Task description: Quote the data below in full, minus the images.

================================

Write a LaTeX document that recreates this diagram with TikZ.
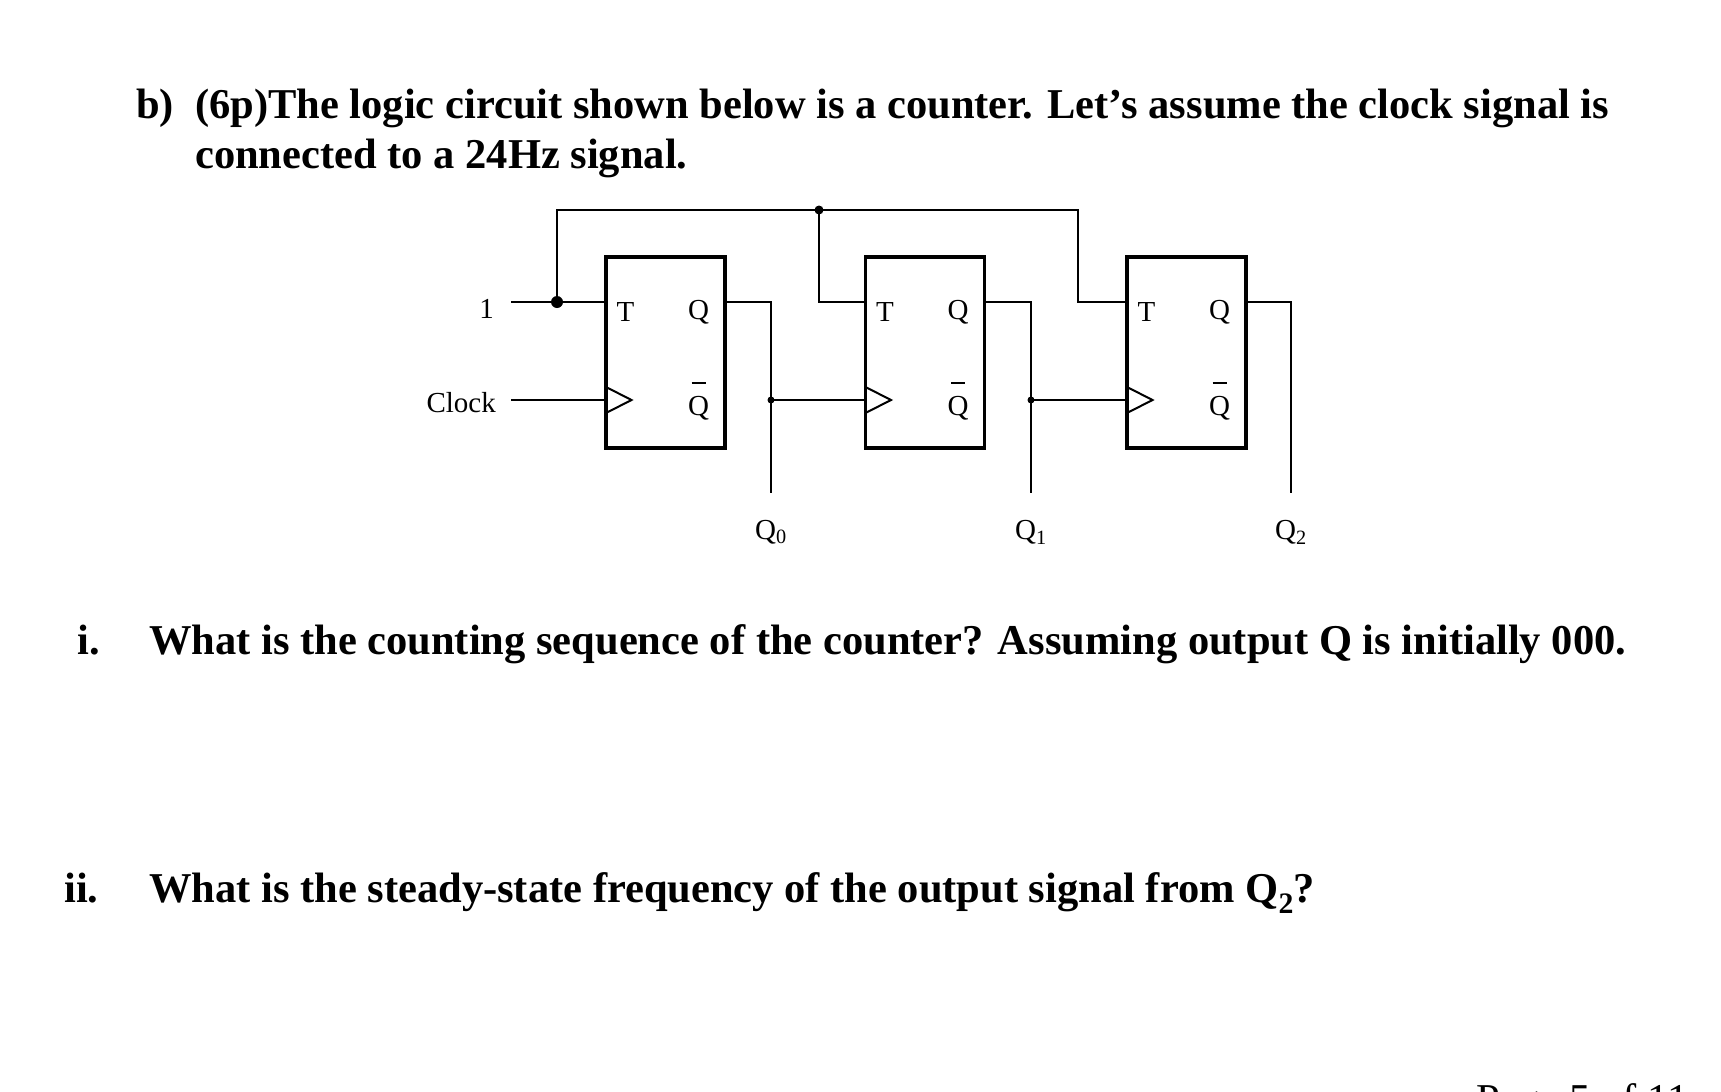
\documentclass[tikz,border=0pt]{standalone}
\usepackage{fontspec}
\setmainfont{Liberation Serif}
\begin{document}
\begin{tikzpicture}[x=1pt,y=-1pt,
  wire/.style={line width=2pt},
  ff/.style={draw,line width=3.5pt,minimum width=119pt,minimum height=191pt,inner sep=0pt},
  lbl/.style={font=\fontsize{29}{30}\selectfont,inner sep=0pt},
  big/.style={font=\bfseries\fontsize{42.5}{48}\selectfont,anchor=base west,inner sep=0pt},
  dot/.style={circle,fill,inner sep=0pt,minimum size=12pt}]
\useasboundingbox (0,0) rectangle (1721,1092);
\node[big] at (136,118) {b)};
\node[big] at (195,118) {(6p)The logic circuit shown below is a counter. Let’s assume the clock signal is};
\node[big] at (195,168) {connected to a 24Hz signal.};
\node[big] at (77,654) {i.};
\node[big] at (149,654) {What is the counting sequence of the counter? Assuming output Q is initially 000.};
\node[big] at (64,902) {ii.};
\node[big] at (149,902) {What is the steady-state frequency of the output signal from Q\textsubscript{2}?};
\node[font=\fontsize{42.5}{48}\selectfont,anchor=base west,inner sep=0pt] at (1476,1113) {Page 5 of 11};
\begin{scope}[xshift=-3pt]
\foreach \n/\x in {1/668.5,2/928,3/1189.5}{
  \node[ff] (f\n) at (\x,352.5) {};
  \node[lbl] at (\x-40,312) {T};
  \node[lbl] at (\x+33,312) {Q};
  \node[lbl] at (\x+33,408) {Q};
  \draw[line width=2.2pt] (\x+26,383) -- (\x+40,383);
  \draw[line width=2pt] (\x-59.5,387) -- (\x-34,400) -- (\x-59.5,413);
}
\node[lbl,anchor=east] (one) at (497,309) {1};
\node[lbl,anchor=east] (clk) at (499,403) {Clock};
\coordinate (a) at (560,302);
\coordinate (b) at (822,210);
\node[dot] at (a) {};
\node[dot,minimum size=9pt] at (b) {};
\draw[wire] (514,302) -- (f1.west |- a);
\draw[wire] (a) -- (560,210) -- (1081,210) -- (1081,302) -- (f3.west |- a);
\draw[wire] (b) -- (822,302) -- (f2.west |- a);
\draw[wire] (514,400) -- (610,400);
\foreach \n/\x/\t in {1/774/0,2/1034/1,3/1294/2}{
  \draw[wire] (f\n.east |- a) -- (\x,302) -- (\x,493);
  \node[lbl] at (\x,532) {Q\textsubscript{\t}};
}
\node[dot,minimum size=7pt] at (774,400) {};
\node[dot,minimum size=7pt] at (1034,400) {};
\draw[wire] (774,400) -- (869,400);
\draw[wire] (1034,400) -- (1130,400);
\end{scope}
\end{tikzpicture}
\end{document}
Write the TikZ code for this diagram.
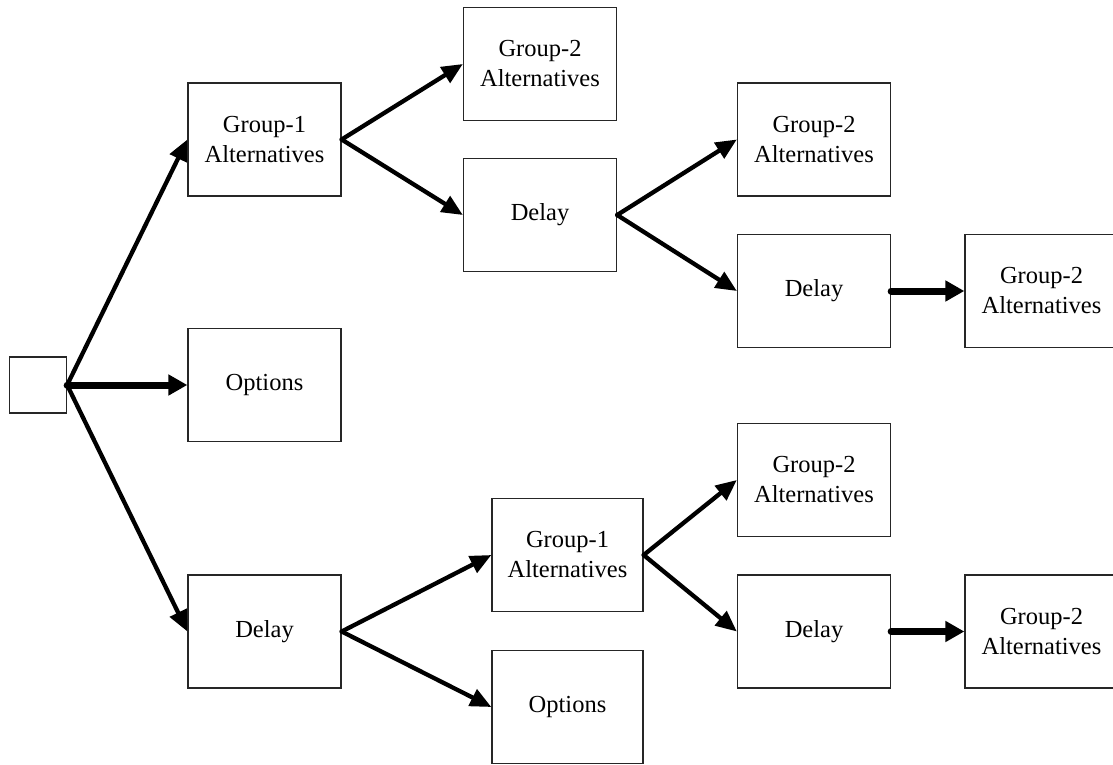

================================

Reply:
Write a LaTeX document that recreates this diagram with TikZ.
\documentclass[tikz,border=0pt]{standalone}
\usepackage{fontspec}
\setmainfont{Liberation Serif}
\begin{document}
\begin{tikzpicture}[x=1pt,y=-1pt,
  wire/.style={line width=2pt},
  ff/.style={draw,line width=3.5pt,minimum width=119pt,minimum height=191pt,inner sep=0pt},
  lbl/.style={font=\fontsize{29}{30}\selectfont,inner sep=0pt},
  big/.style={font=\bfseries\fontsize{42.5}{48}\selectfont,anchor=base west,inner sep=0pt},
  dot/.style={circle,fill,inner sep=0pt,minimum size=12pt}]
\useasboundingbox (0,0) rectangle (1721,1092);
\node[big] at (136,118) {b)};
\node[big] at (195,118) {(6p)The logic circuit shown below is a counter. Let’s assume the clock signal is};
\node[big] at (195,168) {connected to a 24Hz signal.};
\node[big] at (77,654) {i.};
\node[big] at (149,654) {What is the counting sequence of the counter? Assuming output Q is initially 000.};
\node[big] at (64,902) {ii.};
\node[big] at (149,902) {What is the steady-state frequency of the output signal from Q\textsubscript{2}?};
\node[font=\fontsize{42.5}{48}\selectfont,anchor=base west,inner sep=0pt] at (1476,1113) {Page 5 of 11};
\begin{scope}[xshift=-3pt]
\foreach \n/\x in {1/668.5,2/928,3/1189.5}{
  \node[ff] (f\n) at (\x,352.5) {};
  \node[lbl] at (\x-40,312) {T};
  \node[lbl] at (\x+33,312) {Q};
  \node[lbl] at (\x+33,408) {Q};
  \draw[line width=2.2pt] (\x+26,383) -- (\x+40,383);
  \draw[line width=2pt] (\x-59.5,387) -- (\x-34,400) -- (\x-59.5,413);
}
\node[lbl,anchor=east] (one) at (497,309) {1};
\node[lbl,anchor=east] (clk) at (499,403) {Clock};
\coordinate (a) at (560,302);
\coordinate (b) at (822,210);
\node[dot] at (a) {};
\node[dot,minimum size=9pt] at (b) {};
\draw[wire] (514,302) -- (f1.west |- a);
\draw[wire] (a) -- (560,210) -- (1081,210) -- (1081,302) -- (f3.west |- a);
\draw[wire] (b) -- (822,302) -- (f2.west |- a);
\draw[wire] (514,400) -- (610,400);
\foreach \n/\x/\t in {1/774/0,2/1034/1,3/1294/2}{
  \draw[wire] (f\n.east |- a) -- (\x,302) -- (\x,493);
  \node[lbl] at (\x,532) {Q\textsubscript{\t}};
}
\node[dot,minimum size=7pt] at (774,400) {};
\node[dot,minimum size=7pt] at (1034,400) {};
\draw[wire] (774,400) -- (869,400);
\draw[wire] (1034,400) -- (1130,400);
\end{scope}
\end{tikzpicture}
\end{document}
Write the TikZ code for this diagram.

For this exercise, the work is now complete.